**What is needed:** Images are not part of the copy; write out the rest of the data exactly as given.

**Material:**
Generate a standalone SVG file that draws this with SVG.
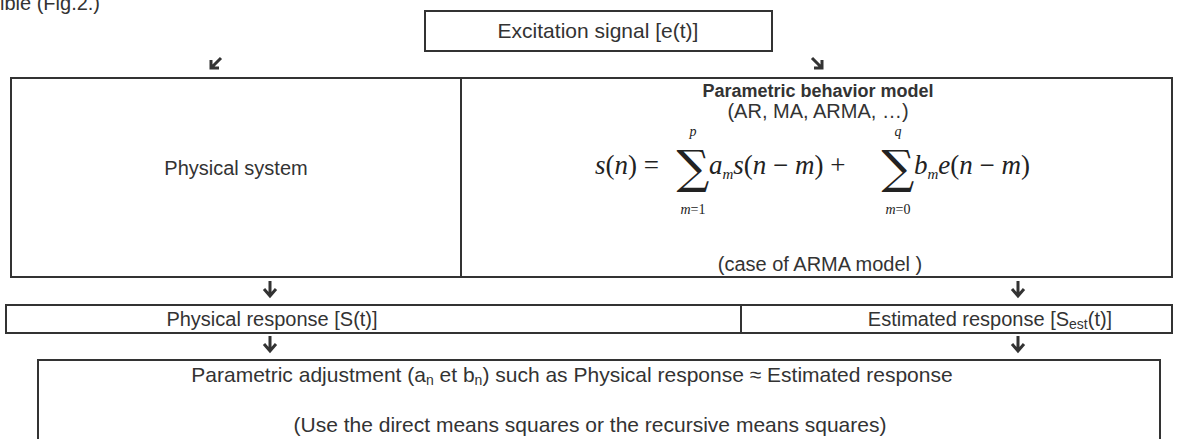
<svg xmlns="http://www.w3.org/2000/svg" width="1178" height="439" viewBox="0 0 1178 439">
<style>
.box{fill:none;stroke:#333;stroke-width:2}
.t{font-family:"Liberation Sans",Arial,sans-serif;font-size:20px;fill:#333}
.big{font-size:21px}
.c{text-anchor:middle}
.b{font-weight:bold;font-size:18px}
.m{font-family:"Liberation Serif","Times New Roman",serif;font-size:27px;fill:#222;font-style:italic}
.mu{font-family:"Liberation Serif","Times New Roman",serif;font-style:normal}
.ml{font-family:"Liberation Serif","Times New Roman",serif;font-size:14px;fill:#222;font-style:italic;text-anchor:middle}
.sig{font-family:"DejaVu Serif",serif;font-size:46px;fill:#222;text-anchor:middle}
.arr{fill:none;stroke:#333;stroke-width:3;stroke-linecap:butt}
</style>
<defs>
<g id="down"><path class="arr" d="M0,0 V15 M-6,8 L0,15 L6,8"/></g>
</defs>
<text class="t" x="0" y="10" font-size="22">ible (Fig.2.)</text>
<g id="excitation">
<rect class="box" x="425" y="11" width="347" height="40"/>
<text class="t c big" x="598" y="38">Excitation signal [e(t)]</text>
</g>
<g id="physical-system">
<rect class="box" x="11" y="78" width="450" height="199"/>
<text class="t c" x="236" y="175">Physical system</text>
</g>
<g id="model">
<rect class="box" x="461" y="78" width="711" height="199"/>
<text class="t c b" x="818" y="97">Parametric behavior model</text>
<text class="t c" x="818" y="118">(AR, MA, ARMA, …)</text>
<text class="m" x="595" y="174">s<tspan class="mu">(</tspan>n<tspan class="mu">) =</tspan></text>
<text class="sig" x="693" y="183">∑</text>
<text class="ml" x="693" y="136">p</text>
<text class="ml" x="693" y="214">m<tspan font-style="normal">=1</tspan></text>
<text class="m" x="709" y="174">a<tspan font-size="15" dy="5">m</tspan><tspan dy="-5">s</tspan><tspan class="mu">(</tspan>n<tspan class="mu"> − </tspan>m<tspan class="mu">) +</tspan></text>
<text class="sig" x="898" y="183">∑</text>
<text class="ml" x="898" y="136">q</text>
<text class="ml" x="898" y="214">m<tspan font-style="normal">=0</tspan></text>
<text class="m" x="914" y="174">b<tspan font-size="15" dy="5">m</tspan><tspan dy="-5">e</tspan><tspan class="mu">(</tspan>n<tspan class="mu"> − </tspan>m<tspan class="mu">)</tspan></text>
<text class="t c" x="820" y="271">(case of ARMA model )</text>
</g>
<g id="physical-response">
<rect class="box" x="6" y="305" width="735" height="28"/>
<text class="t c" x="272" y="326">Physical response [S(t)]</text>
</g>
<g id="estimated-response">
<rect class="box" x="741" y="305" width="431" height="28"/>
<text class="t c" x="990" y="326">Estimated response [S<tspan font-size="14" dy="3">est</tspan><tspan dy="-3">(t)]</tspan></text>
</g>
<g id="adjustment">
<rect class="box" x="38" y="360" width="1122" height="100"/>
<text class="t c big" x="572" y="382">Parametric adjustment (a<tspan font-size="14" dy="3">n</tspan><tspan dy="-3"> et b</tspan><tspan font-size="14" dy="3">n</tspan><tspan dy="-3">) such as Physical response ≈ Estimated response</tspan></text>
<text class="t c big" x="590" y="432">(Use the direct means squares or the recursive means squares)</text>
</g>
<g id="connectors">
<path class="arr" d="M221,58 L211,68 M211,60 V68 H219"/>
<path class="arr" d="M812,58 L822,68 M822,60 V68 H814"/>
<use href="#down" x="270" y="281"/>
<use href="#down" x="1018" y="281"/>
<use href="#down" x="270" y="336"/>
<use href="#down" x="1018" y="336"/>
</g>
</svg>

**Task result:**
Generate a standalone SVG file that draws this with SVG.
<svg xmlns="http://www.w3.org/2000/svg" width="1178" height="439" viewBox="0 0 1178 439">
<style>
.box{fill:none;stroke:#333;stroke-width:2}
.t{font-family:"Liberation Sans",Arial,sans-serif;font-size:20px;fill:#333}
.big{font-size:21px}
.c{text-anchor:middle}
.b{font-weight:bold;font-size:18px}
.m{font-family:"Liberation Serif","Times New Roman",serif;font-size:27px;fill:#222;font-style:italic}
.mu{font-family:"Liberation Serif","Times New Roman",serif;font-style:normal}
.ml{font-family:"Liberation Serif","Times New Roman",serif;font-size:14px;fill:#222;font-style:italic;text-anchor:middle}
.sig{font-family:"DejaVu Serif",serif;font-size:46px;fill:#222;text-anchor:middle}
.arr{fill:none;stroke:#333;stroke-width:3;stroke-linecap:butt}
</style>
<defs>
<g id="down"><path class="arr" d="M0,0 V15 M-6,8 L0,15 L6,8"/></g>
</defs>
<text class="t" x="0" y="10" font-size="22">ible (Fig.2.)</text>
<g id="excitation">
<rect class="box" x="425" y="11" width="347" height="40"/>
<text class="t c big" x="598" y="38">Excitation signal [e(t)]</text>
</g>
<g id="physical-system">
<rect class="box" x="11" y="78" width="450" height="199"/>
<text class="t c" x="236" y="175">Physical system</text>
</g>
<g id="model">
<rect class="box" x="461" y="78" width="711" height="199"/>
<text class="t c b" x="818" y="97">Parametric behavior model</text>
<text class="t c" x="818" y="118">(AR, MA, ARMA, …)</text>
<text class="m" x="595" y="174">s<tspan class="mu">(</tspan>n<tspan class="mu">) =</tspan></text>
<text class="sig" x="693" y="183">∑</text>
<text class="ml" x="693" y="136">p</text>
<text class="ml" x="693" y="214">m<tspan font-style="normal">=1</tspan></text>
<text class="m" x="709" y="174">a<tspan font-size="15" dy="5">m</tspan><tspan dy="-5">s</tspan><tspan class="mu">(</tspan>n<tspan class="mu"> − </tspan>m<tspan class="mu">) +</tspan></text>
<text class="sig" x="898" y="183">∑</text>
<text class="ml" x="898" y="136">q</text>
<text class="ml" x="898" y="214">m<tspan font-style="normal">=0</tspan></text>
<text class="m" x="914" y="174">b<tspan font-size="15" dy="5">m</tspan><tspan dy="-5">e</tspan><tspan class="mu">(</tspan>n<tspan class="mu"> − </tspan>m<tspan class="mu">)</tspan></text>
<text class="t c" x="820" y="271">(case of ARMA model )</text>
</g>
<g id="physical-response">
<rect class="box" x="6" y="305" width="735" height="28"/>
<text class="t c" x="272" y="326">Physical response [S(t)]</text>
</g>
<g id="estimated-response">
<rect class="box" x="741" y="305" width="431" height="28"/>
<text class="t c" x="990" y="326">Estimated response [S<tspan font-size="14" dy="3">est</tspan><tspan dy="-3">(t)]</tspan></text>
</g>
<g id="adjustment">
<rect class="box" x="38" y="360" width="1122" height="100"/>
<text class="t c big" x="572" y="382">Parametric adjustment (a<tspan font-size="14" dy="3">n</tspan><tspan dy="-3"> et b</tspan><tspan font-size="14" dy="3">n</tspan><tspan dy="-3">) such as Physical response ≈ Estimated response</tspan></text>
<text class="t c big" x="590" y="432">(Use the direct means squares or the recursive means squares)</text>
</g>
<g id="connectors">
<path class="arr" d="M221,58 L211,68 M211,60 V68 H219"/>
<path class="arr" d="M812,58 L822,68 M822,60 V68 H814"/>
<use href="#down" x="270" y="281"/>
<use href="#down" x="1018" y="281"/>
<use href="#down" x="270" y="336"/>
<use href="#down" x="1018" y="336"/>
</g>
</svg>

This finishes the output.